A simple future value calculation assuming a 4 percent growth rate for 30 years starting with $280,000,000 results in a total sales tax revenue of $15,703,782,570. The Hillsborough MPO also uses a 23-year compounded average growth rate of 3.58 percent (page 122), which will generate $14.6 billion over 30 years. For comparison, just assuming a 4.1 percent compounded growth rate yields over $15.9 billion, so a small difference in the assumed growth rates results in changes that amount to hundreds of millions of dollars over 30 years.

Of course these numbers are driven by assumptions, as the future is unknown. At least we are not ignorant of the math, and can show our work. Irwin intentionally does not ... or is ignorant. You can be the judge as to which is worse.

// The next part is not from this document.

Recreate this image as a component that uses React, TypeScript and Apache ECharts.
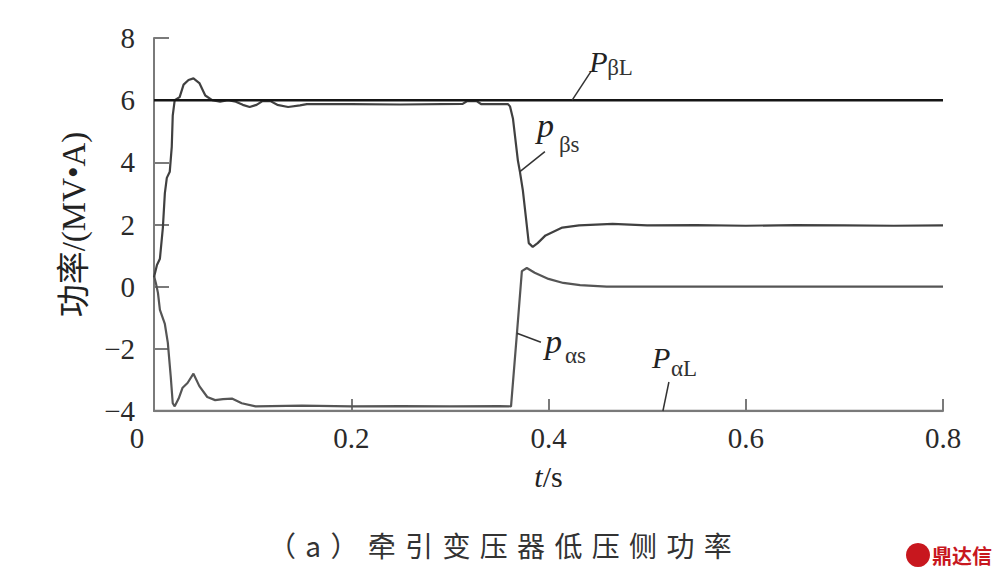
import React, { useEffect, useRef } from "react";
import * as echarts from "echarts";

// ---- data ----
const xTicks = [0, 0.2, 0.4, 0.6, 0.8];
const yTicks = [-4, -2, 0, 2, 4, 6, 8];

const tBetaL = [0, 0.8];
const pBetaL = [6, 6];

const tAlphaL = [0, 0.8];
const pAlphaL = [-4, -4];

const tBetaS = [
  0, 0.003, 0.006, 0.009, 0.011, 0.013, 0.016, 0.018, 0.019, 0.021, 0.026, 0.03, 0.035, 0.04,
  0.046, 0.052, 0.059, 0.067, 0.075, 0.083, 0.09, 0.097, 0.104, 0.11, 0.118, 0.125, 0.136,
  0.148, 0.155, 0.2, 0.25, 0.313, 0.318, 0.327, 0.332, 0.359, 0.361, 0.364, 0.369, 0.371,
  0.374, 0.377, 0.38, 0.384, 0.389, 0.397, 0.414, 0.431, 0.465, 0.5, 0.55, 0.6, 0.65, 0.7,
  0.75, 0.8,
];
const pBetaS = [
  0.3, 0.7, 0.9, 1.9, 3.0, 3.5, 3.7, 4.5, 5.5, 6.0, 6.1, 6.5, 6.65, 6.7,
  6.55, 6.15, 6.0, 5.95, 6.0, 5.95, 5.85, 5.78, 5.85, 5.97, 5.97, 5.85, 5.78,
  5.83, 5.87, 5.87, 5.86, 5.88, 5.98, 5.97, 5.87, 5.87, 5.8, 5.4, 4.05, 3.7,
  3.1, 2.25, 1.4, 1.28, 1.4, 1.65, 1.9, 1.97, 2.02, 1.97, 1.98, 1.96, 1.98, 1.97,
  1.96, 1.97,
];

const tAlphaS = [
  0, 0.002, 0.004, 0.006, 0.011, 0.014, 0.017, 0.019, 0.021, 0.025, 0.029, 0.034, 0.04,
  0.046, 0.054, 0.062, 0.07, 0.079, 0.089, 0.103, 0.15, 0.2, 0.25, 0.3, 0.35, 0.362,
  0.368, 0.373, 0.378, 0.386, 0.4, 0.415, 0.432, 0.459, 0.6, 0.8,
];
const pAlphaS = [
  0.35, 0.1, -0.2, -0.75, -1.2, -1.8, -2.9, -3.75, -3.85, -3.6, -3.25, -3.1, -2.8,
  -3.2, -3.55, -3.65, -3.62, -3.6, -3.75, -3.85, -3.83, -3.85, -3.84, -3.85, -3.84, -3.85,
  -1.5, 0.5, 0.6, 0.45, 0.25, 0.12, 0.05, 0.0, 0.0, 0.0,
];

const annotations = [
  { main: "P", mainSize: 30, sub: "βL", t: 0.424, v: 6, dx: 19, dy: -29, mx: -2, my: -10, sx: 16, sy: -4 },
  { main: "p", mainSize: 34, sub: "βs", t: 0.371, v: 3.7, dx: 25, dy: -20, mx: -8, my: -26, sx: 14, sy: -7 },
  { main: "p", mainSize: 34, sub: "αs", t: 0.368, v: -1.5, dx: 24, dy: 9, mx: 4, my: -1, sx: 24, sy: 13 },
  { main: "P", mainSize: 30, sub: "αL", t: 0.516, v: -4, dx: 6, dy: -29, mx: -17, my: -25, sx: 2, sy: -14 },
];

const caption = "（\u2004a\u2004）\u2004" + "牵引变压器低压侧功率".split("").join("\u2004");

const zip = (t: number[], v: number[]) => t.map((x, i) => [x, v[i]]);

const SERIF = "Liberation Serif";
const numStyle = { fontFamily: SERIF, fontSize: 29, color: "#2a2a2a" };

export default function App() {
  const ref = useRef<HTMLDivElement>(null);

  useEffect(() => {
    const chart = echarts.init(ref.current!, null, { renderer: "svg" });
    const lineBase = { type: "line", showSymbol: false, symbol: "none", silent: true };
    chart.setOption({
      animation: false,
      backgroundColor: "#ffffff",
      textStyle: { fontFamily: SERIF },
      grid: { left: 154, right: 58, top: 38, bottom: 170, containLabel: false },
      xAxis: {
        type: "value",
        min: xTicks[0],
        max: xTicks[xTicks.length - 1],
        interval: 0.2,
        name: "{i|t}{n|/s}",
        nameLocation: "middle",
        nameGap: 50,
        nameTextStyle: {
          fontFamily: SERIF,
          fontSize: 30,
          color: "#222",
          rich: {
            i: { fontFamily: SERIF, fontStyle: "italic", fontSize: 30, color: "#222" },
            n: { fontFamily: SERIF, fontSize: 30, color: "#222" },
          },
        },
        axisLine: { show: true, onZero: false, lineStyle: { color: "#7a7a7a", width: 2 } },
        axisTick: { show: true, inside: true, length: 12, lineStyle: { color: "#7a7a7a", width: 2 } },
        splitLine: { show: false },
        axisLabel: {
          margin: 12,
          ...numStyle,
          formatter: (v: number) => (v === 0 ? "{z|0}" : "{n|" + v.toFixed(1) + "}"),
          rich: { z: { ...numStyle, padding: [0, 34, 0, 0] }, n: { ...numStyle } },
        },
      },
      yAxis: {
        type: "value",
        min: yTicks[0],
        max: yTicks[yTicks.length - 1],
        interval: 2,
        name: "功率/(MV•A)",
        nameLocation: "middle",
        nameGap: 64,
        nameTextStyle: {
          fontFamily: "Liberation Serif, Noto Sans CJK SC",
          fontSize: 33,
          color: "#222",
        },
        axisLine: { show: true, onZero: false, lineStyle: { color: "#7a7a7a", width: 2 } },
        axisTick: { show: true, inside: true, length: 15, lineStyle: { color: "#7a7a7a", width: 2 } },
        splitLine: { show: false },
        axisLabel: {
          margin: 19,
          ...numStyle,
          formatter: (v: number) => "{n|" + String(v).replace("-", "\u2212") + "}",
          rich: { n: { ...numStyle } },
        },
      },
      series: [
        { ...lineBase, name: "PαL", data: zip(tAlphaL, pAlphaL), lineStyle: { color: "#7a7a7a", width: 2.5 }, z: 2 },
        { ...lineBase, name: "pαs", data: zip(tAlphaS, pAlphaS), lineStyle: { color: "#555555", width: 2.2 }, z: 3 },
        { ...lineBase, name: "pβs", data: zip(tBetaS, pBetaS), lineStyle: { color: "#404040", width: 2.2 }, z: 3 },
        { ...lineBase, name: "PβL", data: zip(tBetaL, pBetaL), lineStyle: { color: "#151515", width: 2.5 }, z: 4 },
      ],
    });

    const graphics: any[] = [];
    for (const a of annotations) {
      const p = chart.convertToPixel({ gridIndex: 0 }, [a.t, a.v]) as number[];
      const ex = p[0] + a.dx;
      const ey = p[1] + a.dy;
      graphics.push({
        type: "line",
        silent: true,
        shape: { x1: p[0], y1: p[1], x2: ex, y2: ey },
        style: { stroke: "#333", lineWidth: 1.5 },
        z: 10,
      });
      graphics.push({
        type: "text",
        silent: true,
        x: ex + a.mx,
        y: ey + a.my,
        style: {
          text: a.main,
          fontFamily: SERIF,
          fontStyle: "italic",
          fontSize: a.mainSize,
          fill: "#222",
          align: "left",
          verticalAlign: "middle",
        },
        z: 10,
      });
      graphics.push({
        type: "text",
        silent: true,
        x: ex + a.sx,
        y: ey + a.sy,
        style: {
          text: a.sub,
          fontFamily: SERIF,
          fontSize: 23,
          fill: "#333",
          align: "left",
          verticalAlign: "middle",
        },
        z: 10,
      });
    }
    graphics.push({
      type: "text",
      silent: true,
      x: 268,
      y: 545,
      style: {
        text: caption,
        fontFamily: "Noto Sans CJK SC",
        fontSize: 28,
        fill: "#333",
        align: "left",
        verticalAlign: "middle",
      },
    });
    graphics.push({
      type: "circle",
      silent: true,
      shape: { cx: 918, cy: 555, r: 12 },
      style: { fill: "#c8171e" },
    });
    graphics.push({
      type: "text",
      silent: true,
      x: 932,
      y: 555,
      style: {
        text: "鼎达信",
        fontFamily: "Noto Sans CJK SC",
        fontWeight: "bold",
        fontSize: 20,
        fill: "#c8171e",
        align: "left",
        verticalAlign: "middle",
      },
    });
    chart.setOption({ graphic: graphics });

    return () => chart.dispose();
  }, []);

  return (
    <div
      ref={ref}
      style={{ position: "fixed", left: 0, top: 0, width: 1001, height: 581, background: "#fff" }}
    />
  );
}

Irwin swings and misses again:
The group claimed in another mailer that money would go toward a new baseball stadium, which could explain their Tropicana Field Photoshop job. 
The referendum language prohibits use of funds on a stadium.
The new Rays stadium will surely get a rail station
While technically true, this ignores the fact that money is fungible and the strategies behind the scenes deep in the Hillsborough little swamp of the same few cronies. The money collected by this new tax will not technically be used to fund a stadium. However, the money that Hillsborough County will collect from other revenue sources which have been shown to support billions for transportation investment (and is now under active consideration by the Hillsborough County Commissions's Citizen's Advisory Committee) can now be freed up to spend on a stadium. Without this transportation tax hike, the odds of public funding of a stadium are slim to none. If this tax passes, get ready to welcome the Rays into the $892 million Hillsborough County Municipal Taxpayer Memorial Stadium. The same people behind this tax hike are the same people aligning to get the county to pay for the new Rays stadium. You can be sure that their new stadium will include a brand new rail station.

Irwin tries again
It also ignores that Hillsborough County’s business community is soundly behind the plan. The Greater Tampa, Upper Tampa Bay and South Tampa chambers of commerce publicly endorsed it along with several other groups and notable names. 
Since when has the business community little swamp, and their associated special interests been the final arbiter of all that is good and worthy in Tampa Bay? It's not like they are grass roots. They're the ones spending millions of dollars to get this amendment on the ballot and fund the misleading advocacy campaign. Of the over $2.5 million raised by AFT as of this writing, 96% came from 38 donations of $150,000 to $5000. Another 63 donors contributed $500 or less, or 0.45% of the total. In a county of 1.4 million residents, AFT efforts can hardly be called grassroots.

Irwin, like others critical of the opposition to the transportation sales tax hike, never reached out to anyone associated with NoTaxForTracks.com. What is she afraid of? Getting the facts straight?

Or being called out for flips and flops.